Is Mainstream Media Scared of Social Media?

7 years ago
Woman with newspaper

Navigating new media is a bit of a rollercoaster ride -- up and down, thrilling and sickening all at once. Success is often measured in mere survival.

The Stanford grad students who developed Pulse, an iPad news reader that sells for four bucks in the Apple store, definitely got their first big ride last week.

As reported by Kara Swisher, at All Things Digital, on Monday morning their app was featured in a speech by Steve Jobs at the Apple Worldwide Developers Conference. By the afternoon, the app had been removed from the Apple store after a complaint from the New York Times that the RSS newsreader violated the New York Times terms of service.

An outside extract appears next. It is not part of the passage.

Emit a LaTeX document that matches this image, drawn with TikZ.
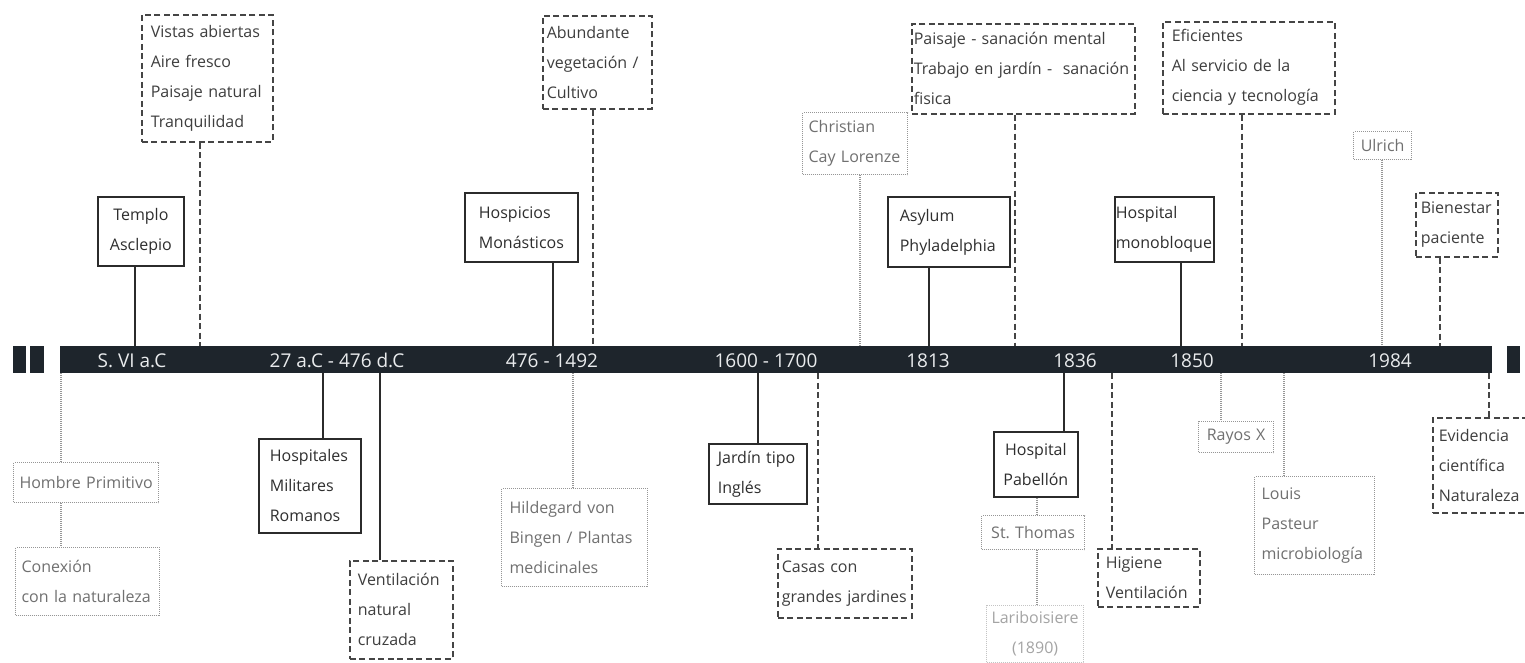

Much online conversation ensued, including on paidContent.org, Wired and the Times itself, which had given the app a glowing review the week before.

Go ahead and read a few of these posts for the gist of the matter, because I’m not going to rehash every last element here. Nor am I going to weigh in on who was right or wrong, because it doesn’t really matter. The Pulse complaint is a symptom of a large issue.

Here’s the Reader’s Digest version.

The New York Times complained that the inclusion (and promotion) of the Times (and Boston Globe) RSS feeds in a paid application was a violation of its terms of service. There also seemed to be concern that the method Pulse offered to share the RSS content with others bypassed the official Times’ sites (and undsaid but obvious, the advertising).

That’s the crux of the matter -- who is getting paid?

Mainstream media outlets like the Times have been struggling with this for years. Even before the rise of social media, which appears to be putting the final nails in the coffins of many news organizations, mainstream media struggled with the paid content model  on the Internet. Experts like Paul Gillin, Tom Foremski, Jen McClure, Amy Gahran, Jeff Jarvis and Andria Carter have been talking and writing about what’s next (or not) for traditional media outlets for quite some time. The FTC even had a workshop on the future of journalism last December.

But it’s not the future of journalism that’s at stake. It’s the future of the media conglomerate in the face of the new journalism -- including citizen reporters and social media sites  like Global Voices, which does a better job reporting and analyzing international news that most U.S. newspapers.

As blogger Laura Creekmore writes, the news industry and the news are not synonyms:

So let’s also be clear that “newspapers,” the “news industry” and “journalism” are are not necessarily the same thing. Journalism is primarily [but not completely] what we’re talking about when we talk about “freedom of the press.” We mean the investigating, reporting and dissemination of information to the public by independent and varied voices, outside the official government channel. We mean analysis and opinion about what government and industry and other forces in our society are doing. We mean investigation into practices that seem corrupt or detrimental to the public good. Nowhere in any of that is it required that the practice of journalism be carried out by major corporations using newsprint. Journalism is platform-agnostic. Information can be —- and today is —- shared over multiple platforms.

I’ve long believed that bloggers are not a priori journalists just because they are diarists. But they can be. And they (we!) are getting better at it.  Bloggers are increasingly credible sources for news. The current mess in Gulf is a perfect example. I think it’s the first major news story where blogs and social media have been an integral part of reporting the news about the spill without becoming part of the news.

Think about it. Obama’s presidential campaign. The Iran elections. The Indonesian tsunami. The use of social media to report these stories became a part of the story. I don’t see the same thing with the oil spill disaster. Social media is just one of the channels from which we get the news.  No big deal.

That’s what the New York Times is justifiably afraid of. News organizations like the Times invest heavily in infrastructure. The Times has some of the best reporting on the planet. But if consumers don’t value it? If they can get it all for free for four bucks, and bypass the advertising, the major online money-making mechanisms the paper does have? If they equate the coverage from the NYT with that from Joe or Jane Average? The bell starts tolling ...

If mainstream media outlets don’t want the bell tolling for them, they’ve got to figure out how to show their value in the new world of journalism. Not try to stop the evolution of journalism. Because they can’t.

That horse has left the barn.

By the way, as of this writing, the Pulse app is available in the Apple store, but they are not promoting the New York Times feed in the screen shots.

Pulse = 1. New York Times = 0.

Susan Getgood blogs at Marketing Roadmaps, Snapshot Chronicles and Snapshot Chronicles Roadtrip.